- TASK REQUIREMENTS
Restate, exactly and without pictures, the lines from the start of the listing below through the line holding "(1056,0) -- cycle;".
━━━ SOURCE MATERIAL ━━━
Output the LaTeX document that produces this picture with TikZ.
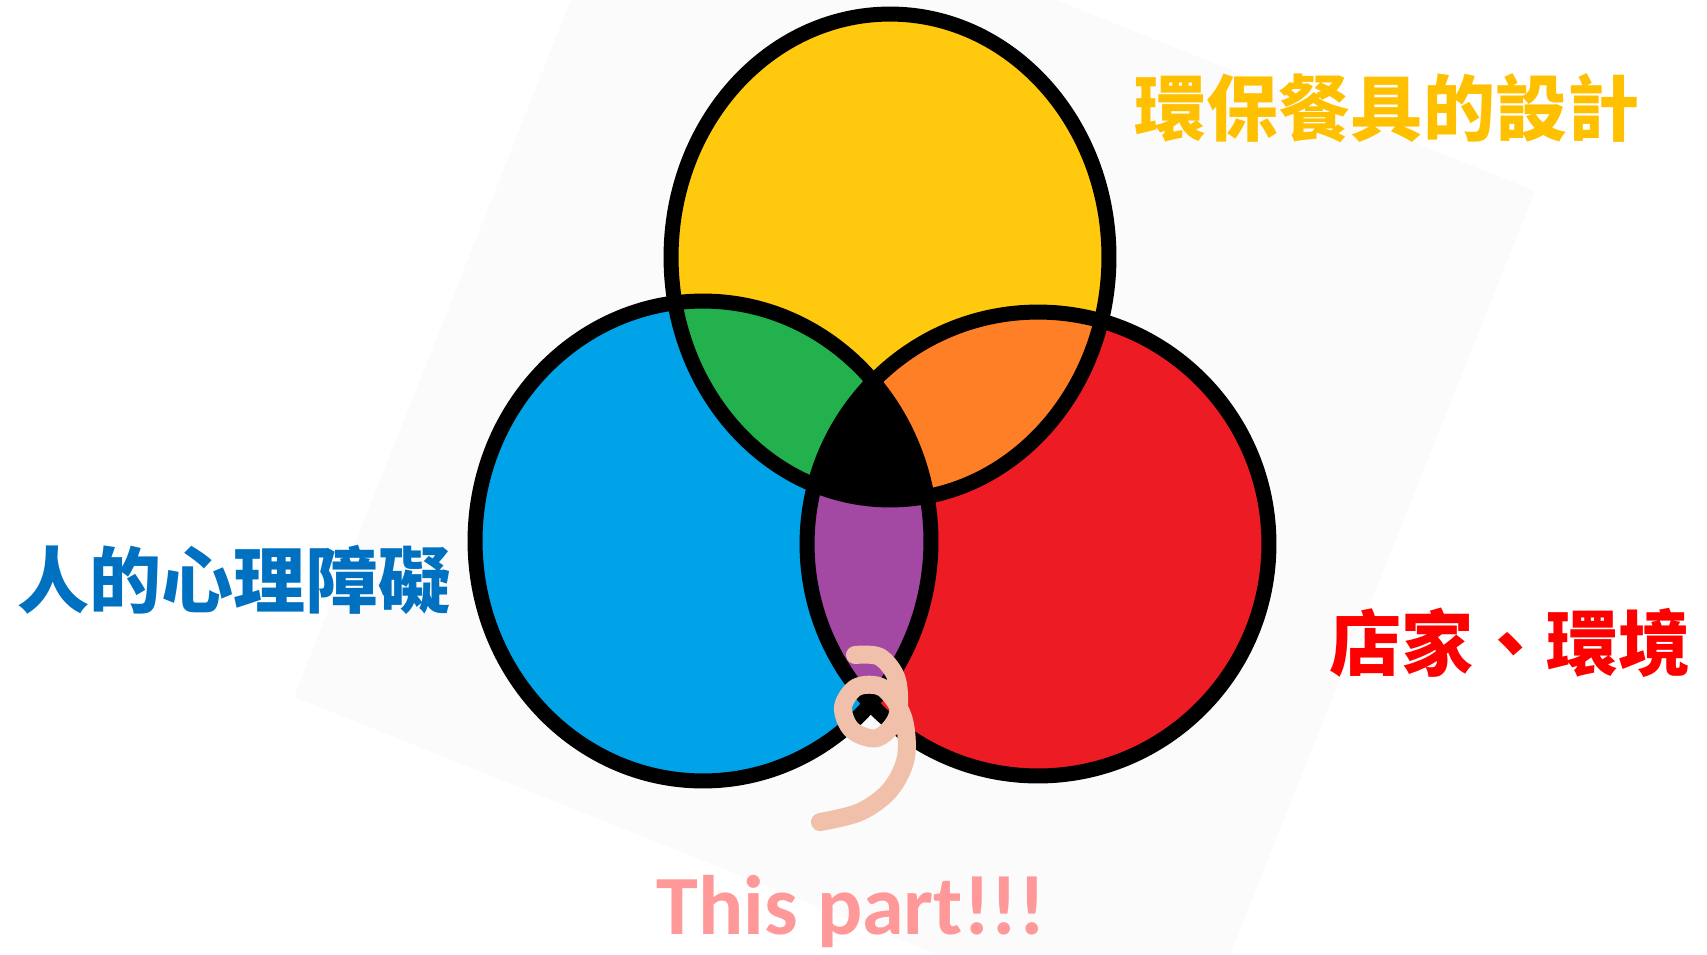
\documentclass[tikz,border=0pt]{standalone}
\usepackage{fontspec}
\usepackage{xcolor}
\newfontfamily\cjk{Noto Sans CJK TC}
\newfontfamily\calib{Carlito}
\usetikzlibrary{shapes}

\definecolor{yellowc}{HTML}{FFC90E}
\definecolor{bluec}{HTML}{00A2E8}
\definecolor{redc}{HTML}{ED1C24}
\definecolor{greenc}{HTML}{22B14C}
\definecolor{orangec}{HTML}{FF7F27}
\definecolor{purplec}{HTML}{A349A4}
\definecolor{goldtxt}{HTML}{FFC000}
\definecolor{bluetxt}{HTML}{0070C0}
\definecolor{redtxt}{HTML}{FF0000}
\definecolor{pinktxt}{HTML}{FF9999}
\definecolor{curlc}{HTML}{F0C0AA}
\definecolor{paper}{HTML}{FBFBFB}

\def\yellowset{(890,257) ellipse [x radius=4.38cm, y radius=4.86cm]}
\def\blueset{(703,541) ellipse [x radius=4.56cm, y radius=4.80cm]}
\def\redset{(1038,544) ellipse [x radius=4.62cm, y radius=4.64cm]}

\tikzset{
  ring/.style={draw=black, line width=0.3cm},
  cjklabel/.style={font=\cjk\bfseries\fontsize{41}{48}\selectfont, inner sep=0pt},
  curl/.style={draw=curlc, line width=0.36cm, line cap=round, line join=round}
}

\begin{document}
\begin{tikzpicture}[x=0.02cm, y=-0.02cm]
\useasboundingbox (0,0) rectangle (1707,954);
\fill[white] (0,0) rectangle (1707,954);
\fill[paper] (571,0) -- (294,697) -- (936,954) -- (1230,954) -- (1535,191) -- (1056,0) -- cycle;

% the three sets
\fill[yellowc] \yellowset;
\fill[bluec] \blueset;
\fill[redc] \redset;
\begin{scope}
\clip \yellowset;
\fill[greenc] \blueset;
\fill[orangec] \redset;
\end{scope}
\begin{scope}
\clip \blueset;
\fill[purplec] \redset;
\end{scope}
\begin{scope}
\clip \yellowset;
\clip \blueset;
\fill[black] \redset;
\end{scope}
\draw[ring] \yellowset;
\draw[ring] \blueset;
\draw[ring] \redset;

% labels
\node[cjklabel, text=goldtxt] (design) at (1387,108) {環保餐具的設計};
\node[cjklabel, text=bluetxt] (mind) at (234,580) {人的心理障礙};
\node[cjklabel, text=redtxt] (shop) at (1510,643) {店家、環境};
\node[font=\calib\bfseries\fontsize{48}{56}\selectfont, text=pinktxt, anchor=base, inner sep=0pt] (part) at (851,934) {This part!!!};

% the curl
\draw[curl] plot[smooth, tension=0.55] coordinates {(855,655) (880,657) (897,680) (897,717) (877,738) (852,730) (843,707) (857,687) (883,688) (903,717) (906,757) (890,790) (860,812) (820,822)};
\end{tikzpicture}
\end{document}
━━━
- EXERCISE RESULT
Output the LaTeX document that produces this picture with TikZ.
\documentclass[tikz,border=0pt]{standalone}
\usepackage{fontspec}
\usepackage{xcolor}
\newfontfamily\cjk{Noto Sans CJK TC}
\newfontfamily\calib{Carlito}
\usetikzlibrary{shapes}

\definecolor{yellowc}{HTML}{FFC90E}
\definecolor{bluec}{HTML}{00A2E8}
\definecolor{redc}{HTML}{ED1C24}
\definecolor{greenc}{HTML}{22B14C}
\definecolor{orangec}{HTML}{FF7F27}
\definecolor{purplec}{HTML}{A349A4}
\definecolor{goldtxt}{HTML}{FFC000}
\definecolor{bluetxt}{HTML}{0070C0}
\definecolor{redtxt}{HTML}{FF0000}
\definecolor{pinktxt}{HTML}{FF9999}
\definecolor{curlc}{HTML}{F0C0AA}
\definecolor{paper}{HTML}{FBFBFB}

\def\yellowset{(890,257) ellipse [x radius=4.38cm, y radius=4.86cm]}
\def\blueset{(703,541) ellipse [x radius=4.56cm, y radius=4.80cm]}
\def\redset{(1038,544) ellipse [x radius=4.62cm, y radius=4.64cm]}

\tikzset{
  ring/.style={draw=black, line width=0.3cm},
  cjklabel/.style={font=\cjk\bfseries\fontsize{41}{48}\selectfont, inner sep=0pt},
  curl/.style={draw=curlc, line width=0.36cm, line cap=round, line join=round}
}

\begin{document}
\begin{tikzpicture}[x=0.02cm, y=-0.02cm]
\useasboundingbox (0,0) rectangle (1707,954);
\fill[white] (0,0) rectangle (1707,954);
\fill[paper] (571,0) -- (294,697) -- (936,954) -- (1230,954) -- (1535,191) -- (1056,0) -- cycle;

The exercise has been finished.